My science teacher pulled me out of class, told me to sit across from her at an empty lab table and asked me, point blank, if I was having sex with my boyfriend. To this day, I remember the purple shade of her heavy eyeshadow, the way she nervously patted her sweaty neck with a tissue.
I stared at her in disbelief, wondering if anything I said would be used against me, or even land me in the office of the principal — a nun who ran our private Catholic school like a military officer.
It was only in hindsight that I realized that my body — and what I chose to do with it — had become a matter of public opinion in my community. This teacher believed herself justified to police my most intimate choices. What gave her the right?
Afraid to tell the truth, I told her “no.” I was then subjected to a lecture on the evils of pre-marital sex that left me reeling with shame about the physical pleasure I experienced in my relationship.
What’s at stake in the abortion debate isn’t just the constitutionality of regulating abortion, but the right of all women to wield control over their bodies — a right that already is eroded daily in classrooms across the country. In schools everywhere, discriminatory dress codes have become a means to further oppress girls and marginalized communities under the guise of an educational institution.
Repeatedly, school officials define girls’ bodies as offensive, sexy, provoking, problematic and inappropriate. Exposed thighs and collarbones, too-large breasts, Black hair, too-wide hips and a too-big butt, along with other mundane body parts are sexualized and weaponized.
How will girls gain the right for body autonomy as women, if their bodies are being objectified and devalued by the institutions they are told to trust? How will they develop the capacity to fight back? Schools are but a microcosm of the control they will face, as adult women, from lawmakers, government agencies, religious groups, even healthcare providers.
“Objectification creates a hierarchy in which objectified bodies are less human, less valued and less privileged than others,” argues Rouhollah Aghasaleh, a Humboldt State University professor and author of the article “Oppressive Curriculum: Sexist, Racist, Classist, and Homophobic Practice of Dress Codes in Schooling.”
Dress codes, writes Aghasaleh, “convey sexism with a male centered gaze and racism with White middle-class norms that serve as a hidden curriculum…” They also play a role in victim blaming and rape culture, he adds.
Sexist dress codes, she writes, treat girls “like objects while males are assumed to be incapable of controlling their sexual desires.” She concludes, “As part of the hidden curriculum in schools, dress codes serve to perpetuate oppression of females and minorities, thereby promoting the hegemony of the white male.”
As we witness the beginning of a new era in the policing and politicizing of women’s bodies, and as protests against both are happening across the country, young people are demanding the right for bodily autonomy in their own communities by transforming the very schools they attend.

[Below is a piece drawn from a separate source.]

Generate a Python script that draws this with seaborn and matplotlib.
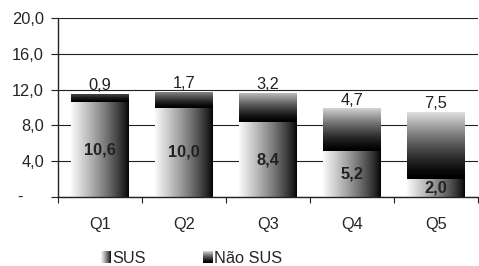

It is not enough for young people to yell in protest and post about their anguish on social media. It is steady, quiet work that gradually dismantles oppressive systems and rebuilds a more just society.
Looking back to that high school incident, I wish I’d had the courage and resources to speak out against my teacher’s intrusion and the gendered uniforms we were forced to wear — a job I have now entrusted to the characters in my novel and the teens I meet during author school visits.
These young people embody the words of Latina activist and icon, Dolores Huerta: “Every moment is an organizing opportunity, every person a potential activist, every minute a chance to change the world.”